Authors: Jiewen Liu, Chan Park, Kendrick Li, Eric Tchetgen Tchetgen,

Presenting Author: Jiewen Liu*

A recently proposed framework to account for known but unmeasured sources of confounding is so-called proximal causal inference (PCI). The approach leverages negative controls, more broadly termed treatment and outcome confounding proxies, a priori known to have null associations with the primary treatment and outcome, respectively, conditional on measured and hidden confounders which they proxy. While formal statistical inference has been developed for PCI, its implementation is hindered by complex, ill-posed integral equations.
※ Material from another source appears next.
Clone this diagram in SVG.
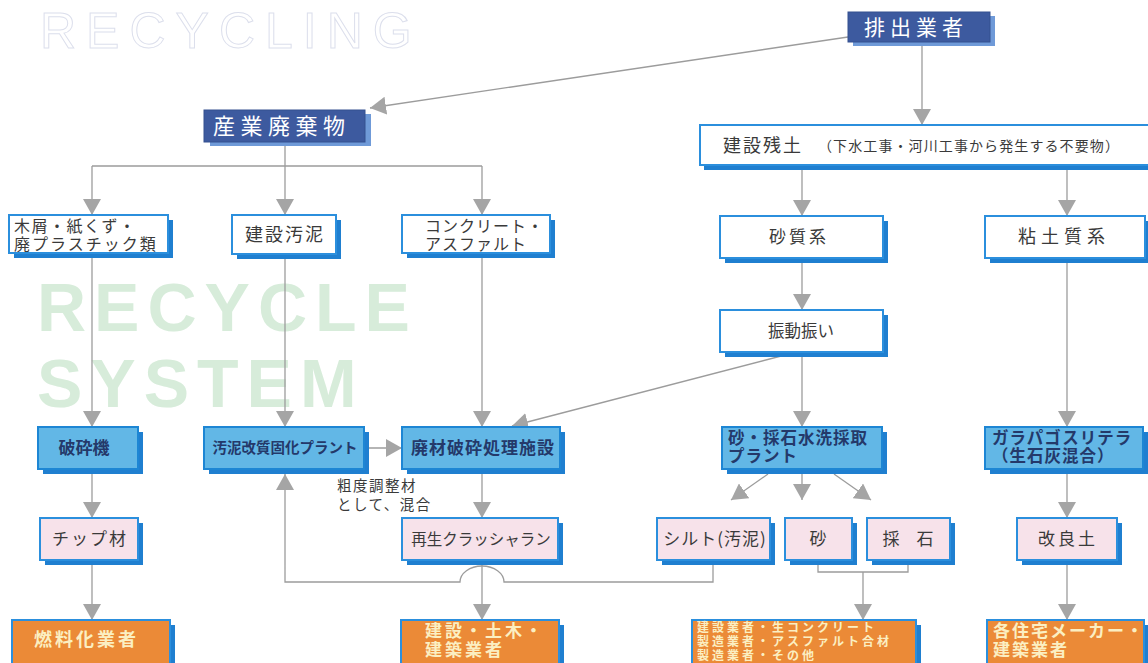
<svg xmlns="http://www.w3.org/2000/svg" width="1148" height="663" viewBox="0 0 1148 663">
<style>
.ln{stroke:#9c9c9c;stroke-width:1.3;fill:none}
.sh{fill:#1f7fd0}
.dsh{fill:#6f9ad8}
.dbox{fill:#3d5a9f;stroke:#34508f;stroke-width:1}
.wbox{fill:#ffffff;stroke:#2b8fdd;stroke-width:2}
.lbox{fill:#62b7e6;stroke:#1d86d4;stroke-width:2}
.pbox{fill:#f7e2ea;stroke:#2b8fdd;stroke-width:2}
.obox{fill:#eb8a37;stroke:#2b8fdd;stroke-width:2}
.t{font-family:"Noto Sans CJK JP","Noto Sans CJK SC",sans-serif;fill:#3a3a3a}
.tw{font-family:"Noto Sans CJK JP","Noto Sans CJK SC",sans-serif;fill:#ffffff}
.tn{font-family:"Noto Sans CJK JP","Noto Sans CJK SC",sans-serif;fill:#24396a;font-weight:700}
.ty{font-family:"Noto Sans CJK JP","Noto Sans CJK SC",sans-serif;fill:#fbefc2;font-weight:700}
.ml{font-family:"Liberation Sans","Noto Sans CJK JP","Noto Sans CJK SC",sans-serif}
.m{text-anchor:middle}
</style>
<defs>
<marker id="ah" viewBox="0 0 16 18" refX="16" refY="9" markerWidth="16" markerHeight="18" markerUnits="userSpaceOnUse" orient="auto"><path d="M0,0 L16,9 L0,18 Z" fill="#a5a5a5"/></marker>
</defs>
<rect width="1148" height="663" fill="#ffffff"/>
<!-- watermarks -->
<text x="40" y="48" font-family="Liberation Sans, sans-serif" font-size="50" letter-spacing="10" fill="none" stroke="#dcdfec" stroke-width="1">RECYCLING</text>
<text fill="#d7ecda" font-family="Liberation Sans, sans-serif" font-weight="700" font-size="68" letter-spacing="8"><tspan x="37" y="331">RECYCLE</tspan><tspan x="37" y="407">SYSTEM</tspan></text>
<!-- connectors -->
<g id="connectors">
<path class="ln" marker-end="url(#ah)" d="M848,37 L370,108"/>
<path class="ln" marker-end="url(#ah)" d="M922,46 L922,125"/>
<path class="ln" d="M285,146 L285,166 M92,166 L482,166"/>
<path class="ln" marker-end="url(#ah)" d="M92,166 L92,215"/>
<path class="ln" marker-end="url(#ah)" d="M285,166 L285,215"/>
<path class="ln" marker-end="url(#ah)" d="M482,166 L482,215"/>
<path class="ln" marker-end="url(#ah)" d="M802,170 L802,216"/>
<path class="ln" marker-end="url(#ah)" d="M1067,170 L1067,216"/>
<path class="ln" marker-end="url(#ah)" d="M802,262 L802,310"/>
<path class="ln" marker-end="url(#ah)" d="M802,356 L802,427"/>
<path class="ln" marker-end="url(#ah)" d="M785,355 L512,426"/>
<path class="ln" marker-end="url(#ah)" d="M92,258 L92,427"/>
<path class="ln" marker-end="url(#ah)" d="M285,258 L285,427"/>
<path class="ln" marker-end="url(#ah)" d="M482,258 L482,427"/>
<path class="ln" marker-end="url(#ah)" d="M369,448 L402,448"/>
<path class="ln" marker-end="url(#ah)" d="M1067,262 L1067,427"/>
<path class="ln" marker-end="url(#ah)" d="M768,474 L731,500"/>
<path class="ln" marker-end="url(#ah)" d="M802,474 L802,500"/>
<path class="ln" marker-end="url(#ah)" d="M834,474 L871,500"/>
<path class="ln" marker-end="url(#ah)" d="M1067,474 L1067,518"/>
<path class="ln" marker-end="url(#ah)" d="M92,474 L92,518"/>
<path class="ln" marker-end="url(#ah)" d="M482,474 L482,518"/>
<path class="ln" marker-end="url(#ah)" d="M92,565 L92,620"/>
<path class="ln" marker-end="url(#ah)" d="M482,565 L482,620"/>
<path class="ln" d="M818,565 L818,572 L908,572 L908,565"/>
<path class="ln" marker-end="url(#ah)" d="M863,572 L863,620"/>
<path class="ln" marker-end="url(#ah)" d="M1067,565 L1067,620"/>
<path class="ln" marker-end="url(#ah)" d="M713,565 L713,582 L504,582 A22,16 0 0 0 460,582 L285,582 L285,474"/>
</g>
<!-- nodes -->
<g id="n-haishutsu"><rect class="dsh" x="853" y="16" width="142" height="30"/><rect class="dbox" x="848" y="12" width="142" height="30"/><text class="tw" x="864" y="35" font-size="21" letter-spacing="5">排出業者</text></g>
<g id="n-sangyo"><rect class="dsh" x="210" y="114" width="161" height="32"/><rect class="dbox" x="204" y="110" width="161" height="32"/><text class="tw" x="213" y="134" font-size="22" letter-spacing="5.5">産業廃棄物</text></g>
<g id="n-zando"><rect class="sh" x="704" y="130" width="450" height="40"/><rect class="wbox" x="700" y="125" width="450" height="40"/><text class="t" x="723" y="152" font-size="18" letter-spacing="2">建設残土</text><text class="t" x="818" y="151" font-size="14" letter-spacing="1.1">（下水工事・河川工事から発生する不要物）</text></g>
<g id="n-mokuzu"><rect class="sh" x="14" y="220" width="159" height="38"/><rect class="wbox" x="9" y="215" width="159" height="38"/><text class="t ml" font-size="16"><tspan x="14" y="232" letter-spacing="1.5">木屑・紙くず・</tspan><tspan x="14" y="250" letter-spacing="2">廃プラスチック類</tspan></text></g>
<g id="n-odei"><rect class="sh" x="237" y="220" width="104" height="39"/><rect class="wbox" x="232" y="215" width="104" height="39"/><text class="t m" x="285" y="241" font-size="18" letter-spacing="2">建設汚泥</text></g>
<g id="n-concrete"><rect class="sh" x="407" y="220" width="148" height="38"/><rect class="wbox" x="402" y="215" width="148" height="38"/><text class="t ml" font-size="16" letter-spacing="1"><tspan x="425" y="232">コンクリート・</tspan><tspan x="425" y="250">アスファルト</tspan></text></g>
<g id="n-sashitsu"><rect class="sh" x="725" y="221" width="163" height="42"/><rect class="wbox" x="720" y="216" width="163" height="42"/><text class="t m" x="799" y="243" font-size="17" letter-spacing="3">砂質系</text></g>
<g id="n-nendo"><rect class="sh" x="990" y="221" width="160" height="42"/><rect class="wbox" x="985" y="216" width="160" height="42"/><text class="t m" x="1064" y="243" font-size="18" letter-spacing="5">粘土質系</text></g>
<g id="n-shindo"><rect class="sh" x="725" y="315" width="163" height="42"/><rect class="wbox" x="720" y="310" width="163" height="42"/><text class="t m" x="801" y="337" font-size="16.5">振動振い</text></g>
<g id="n-hasaiki"><rect class="sh" x="43" y="432" width="100" height="42"/><rect class="lbox" x="38" y="427" width="100" height="42"/><text class="tn m" x="84" y="454" font-size="17">破砕機</text></g>
<g id="n-odeiplant"><rect class="sh" x="209" y="432" width="160" height="42"/><rect class="lbox" x="204" y="427" width="160" height="42"/><text class="tn m" x="285" y="453" font-size="14.5">汚泥改質固化プラント</text></g>
<g id="n-haizai"><rect class="sh" x="407" y="432" width="158" height="42"/><rect class="lbox" x="402" y="427" width="158" height="42"/><text class="tn m" x="483" y="454" font-size="17" letter-spacing="1">廃材破砕処理施設</text></g>
<g id="n-suisen"><rect class="sh" x="727" y="432" width="160" height="42"/><rect class="lbox" x="722" y="427" width="160" height="42"/><text class="tn ml" font-size="16.5" letter-spacing="1"><tspan x="728" y="443.5">砂・採石水洗採取</tspan><tspan x="728" y="462">プラント</tspan></text></g>
<g id="n-garapago"><rect class="sh" x="990" y="432" width="158" height="42"/><rect class="lbox" x="985" y="427" width="158" height="42"/><text class="tn ml" font-size="16.5" letter-spacing="1"><tspan x="992" y="443.5">ガラパゴスリテラ</tspan><tspan x="992" y="462">（生石灰混合）</tspan></text></g>
<g id="n-chip"><rect class="sh" x="45" y="523" width="98" height="42"/><rect class="pbox" x="40" y="518" width="98" height="42"/><text class="t m" x="90" y="545" font-size="17" letter-spacing="2">チップ材</text></g>
<g id="n-crusher"><rect class="sh" x="407" y="523" width="156" height="42"/><rect class="pbox" x="402" y="518" width="156" height="42"/><text class="t m" x="481" y="545" font-size="15.5">再生クラッシャラン</text></g>
<g id="n-silt"><rect class="sh" x="662" y="523" width="113" height="42"/><rect class="pbox" x="657" y="518" width="113" height="42"/><text class="t m" x="715" y="545" font-size="17" letter-spacing="1">シルト(汚泥)</text></g>
<g id="n-suna"><rect class="sh" x="790" y="523" width="67" height="42"/><rect class="pbox" x="785" y="518" width="67" height="42"/><text class="t m" x="818" y="545" font-size="17">砂</text></g>
<g id="n-saiseki"><rect class="sh" x="872" y="523" width="83" height="42"/><rect class="pbox" x="867" y="518" width="83" height="42"/><text class="t m" x="908" y="545" font-size="17">採　石</text></g>
<g id="n-kairyo"><rect class="sh" x="1022" y="523" width="100" height="42"/><rect class="pbox" x="1017" y="518" width="100" height="42"/><text class="t m" x="1068" y="545" font-size="17" letter-spacing="3">改良土</text></g>
<g id="n-nenryo"><rect class="sh" x="17" y="625" width="158" height="50"/><rect class="obox" x="12" y="620" width="158" height="50"/><text class="ty" x="34" y="646" font-size="18" letter-spacing="3">燃料化業者</text></g>
<g id="n-kensetsu"><rect class="sh" x="406" y="625" width="158" height="50"/><rect class="obox" x="401" y="620" width="158" height="50"/><text class="ty ml" font-size="17" letter-spacing="3"><tspan x="425" y="637">建設・土木・</tspan><tspan x="425" y="656">建築業者</tspan></text></g>
<g id="n-seizo"><rect class="sh" x="697" y="625" width="224" height="50"/><rect class="obox" x="692" y="620" width="224" height="50"/><text class="ty ml" font-size="12" letter-spacing="3"><tspan x="697" y="632">建設業者・生コンクリート</tspan><tspan x="697" y="646">製造業者・アスファルト合材</tspan><tspan x="697" y="660">製造業者・その他</tspan></text></g>
<g id="n-jutaku"><rect class="sh" x="992" y="625" width="157" height="50"/><rect class="obox" x="987" y="620" width="157" height="50"/><text class="ty ml" font-size="17" letter-spacing="2"><tspan x="993" y="637">各住宅メーカー・</tspan><tspan x="993" y="656">建築業者</tspan></text></g>
<!-- free label -->
<text class="t ml" font-size="14.5" letter-spacing="1.5"><tspan x="337" y="491">粗度調整材</tspan><tspan x="337" y="510">として、混合</tspan></text>
</svg>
Our paper introduces a regression-based PCI approach, obviating solving integral equations. Our method employs two-stage regression through generalized linear models (GLMs). In the first stage, one fits a GLM for an outcome proxy in terms of the treatment proxy. In the second stage, one fits a GLM for the primary outcome using the predicted value of the first stage regression model as a regressor that accounts for residual confounding. The proposed approach has merit in that (i) it is applicable to continuous, count, and binary outcomes, making it relevant to a wide range of real-world applications, and (ii) it is easy to implement by using off-the-shelf software. We establish statistical inference theory for regression-based PCI and illustrate their performance in both synthetic and real-world empirical applications.